Dimensi fungsi (memecahkan persoalan, mendapatkan
pekerjaan, mencapai tujuan, mengembangkan pengetahuan, mengembangkan potensi
diri).
Dimensi media
(teks, cetak, virtual, digital). Untuk menjadi literat pada zaman sekarang
tidak cukup membaca dan menulis teks alfabetis tapi juga menulis teks, cetak,
virtual, dan digital.
Dimensi jumlah (satu, dua, beberapa). Jumah
dapat merujuk pada banyak hal. Misalnya bahasa, variasi bahasa, peristiwa tutur, bidang ilmu, media dan sebagainya.

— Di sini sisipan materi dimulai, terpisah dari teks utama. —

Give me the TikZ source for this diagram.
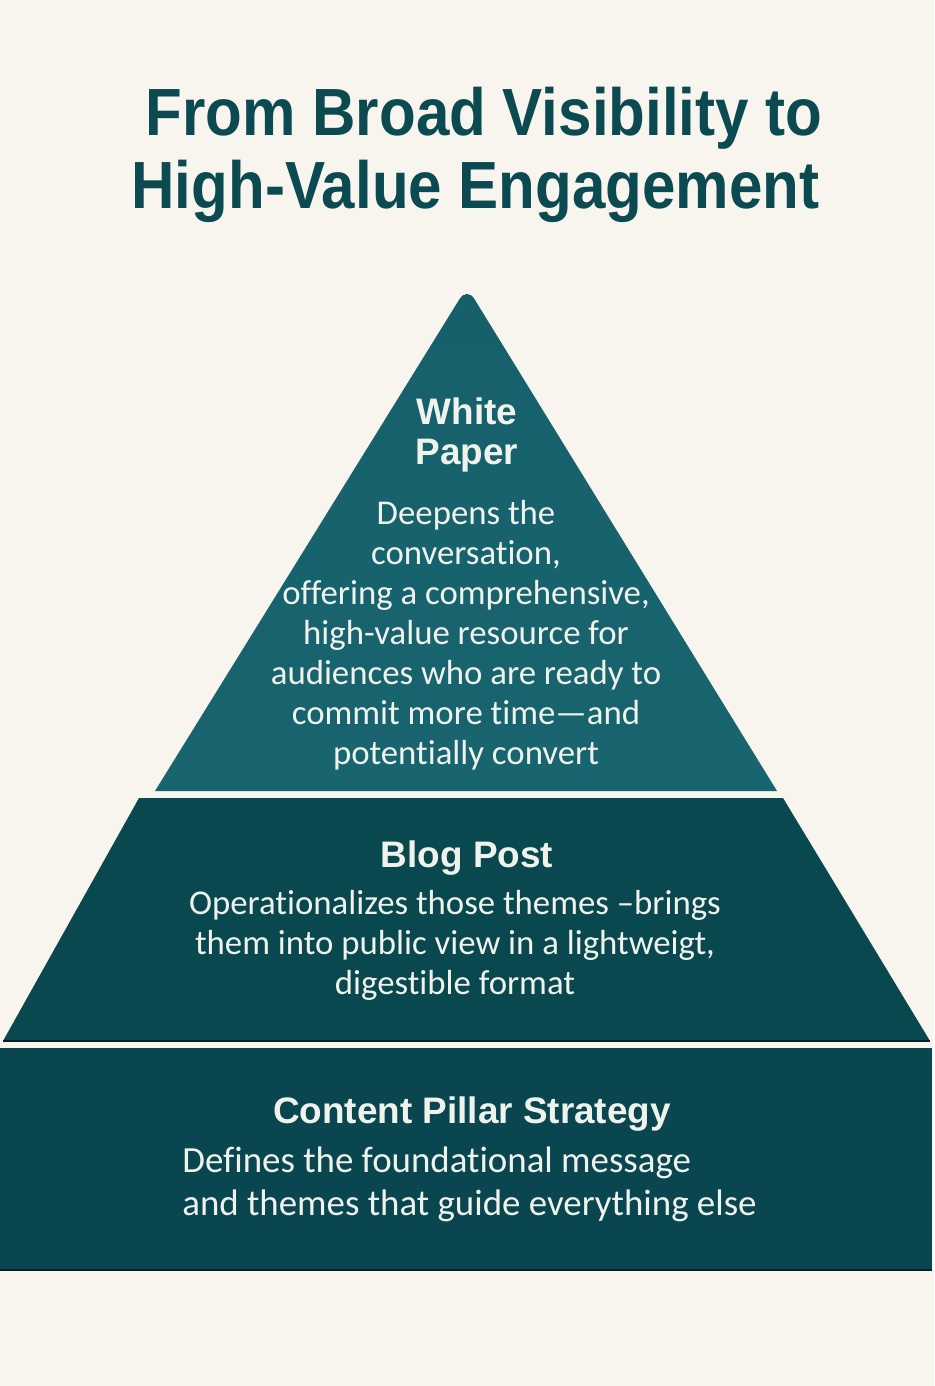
\documentclass[tikz,border=0pt]{standalone}
\usepackage{fontspec}
\setmainfont{Carlito}[Ligatures={NoCommon}]
\newfontfamily\headfont{Liberation Sans}
\newfontfamily\titlefont[FakeStretch=0.9]{Liberation Sans}
\definecolor{paper}{HTML}{F8F4EE}
\definecolor{inkteal}{HTML}{0C4A52}
\definecolor{tiertop}{HTML}{15606A}
\definecolor{tiertopb}{HTML}{19656F}
\definecolor{tiermid}{HTML}{0A4850}
\definecolor{tierbase}{HTML}{094650}
\definecolor{tierline}{HTML}{03222A}
\definecolor{lighttext}{HTML}{F0F2EC}
\tikzset{
  title/.style={font=\titlefont\bfseries\fontsize{38}{44}\selectfont, text=inkteal, anchor=base, inner sep=0pt},
  tierhead/.style={font=\headfont\bfseries\fontsize{21}{22.8}\selectfont, text=lighttext, align=center, inner sep=0pt},
  tiertext/.style={font=\fontsize{19.8}{22.8}\selectfont, text=lighttext, align=center, inner sep=0pt}
}
\begin{document}
\begin{tikzpicture}[x=0.02cm, y=-0.02cm]
  % page
  \fill[paper] (0,0) rectangle (934,1386);
  \useasboundingbox (0,0) rectangle (934,1386);

  % title
  \node[title] (title1) at (484,135) {From Broad Visibility to};
  \node[title] (title2) at (475.5,208) {High-Value Engagement};

  % tiers
  \shade[top color=tiertop, bottom color=tiertopb]
    (155,791) [rounded corners=8pt] -- (467,287) [sharp corners] -- (777,791) -- cycle;
  \fill[tiermid] (139,798) -- (783,798) -- (930,1041) -- (3,1041) -- cycle;
  \draw[tierline, line width=1.2pt] (3,1041) -- (930,1041);
  \fill[tierbase] (0,1048) rectangle (932,1270);
  \draw[tierline, line width=1.2pt] (0,1270) -- (932,1270);

  % labels
  \node[tierhead, anchor=north] (whiteHead) at (467,397) {White\\Paper};
  \node[tiertext, anchor=north] (whiteText) at (466,500)
    {Deepens the\\conversation,\\offering a comprehensive,\\high-value resource for\\audiences who are ready to\\commit more time—and\\potentially convert};
  \node[tierhead, anchor=base] (blogHead) at (467,867) {Blog Post};
  \node[tiertext, anchor=north] (blogText) at (455,890)
    {Operationalizes those themes –brings\\them into public view in a lightweigt,\\digestible format};
  \node[tierhead, anchor=base] (pillarHead) at (472,1123) {Content Pillar Strategy};
  \node[tiertext, align=left, anchor=north west, font=\fontsize{21}{24}\selectfont] (pillarText) at (182,1147)
    {Defines the foundational message\\and themes that guide everything else};
\end{tikzpicture}
\end{document}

Orang multiliterat mampu berinteraksi dalam berbagai situasi.
Dimensi bahasa
(etnis, local, nasional, regional, internasional). Ada literacy yang singular,
ada literasi yang plural. Hal ini beranalogi ke dimensi monolingual, bilingual,
dan multilingual. Anda adalah orang multilingual dalam bahasa Sunda, Indonesia,
dan Inggris. Artinya Anda multiliterat. Jika kita literat dengan bahasa Inggris
tetapi literasi Anda dianggap payah.
Dalam lima
definisi di atas ada 10 gagasan kunci ihwal literasi yang menunjukkan perubahan
paradigm literasi sesuai dengan tantangan zaman dan perkembangan ilmu
pengetahuan sekarang ini. Ketertiban lembaga-lembaga sosial, tingkat kefasihan
relative, pengembangan potensi diri dan pengetahuan, standar dunia, warga
masyarakat demokratis, keragaman local, hubungan global, kewarganegaraan yang
efektif, bahasa Inggris ragam dunia, kemampuan berpikir kritis, masyarakat
semiotic (system tanda).
Dimensi literasi membaca dan menulis yangmana merekayasa
literasi, sebagai berikut:
Kterangan:
Membaca dan menulis adalah dasar (basic) dari sebuah
literasi.yangmana kedua aspek tersebut dapat merubah pemikiran seseorang secara
kognitif. Misalnya penulis menulis sebuah serpen, novel ataupun puisi maka
setiap pembaca akan berbeda dalam merekayasanya karena jenis teks tersebut
bersifat linear sehingga pemahaman yang dihasilkan dari proses membaca teks
bacaan tersebut akan berbeda pula. Dengan membaca dan menulis seseorang akan
mampu mengembangkan kemampuannya karena pengetahuannya akan terus terasah oleh
kebiasaanya dalam membaca dan menulis. Lebih lanjutnya seseorang yang gemar
membaca dan menulis akan mampu meningkatkan sosiokultural dengan melewati
proses seleksi yang ketat, misalnya seeorang yang ingin mendapat beasiswa
ataupun gelar maka seseorang itu dituntut untuk dapat membaca dan menulis. Jika
tingkat pendidikannya sudah mumpuni otomatis financialnyapun akan meningkat
pula.
Jadi,
kesimpulannya adalah literasi yaitu membaca-menulis sudah berevolusi dari dunia
pra-digital (konvensional) menuju dunia digital (virtual dimana kemampuan
membaca dan menulis harus didukung oleh berbagai macam dimensi. Semakin canggihnya media semakin membuat manusia
tidak sabar dengan perannya sendiri.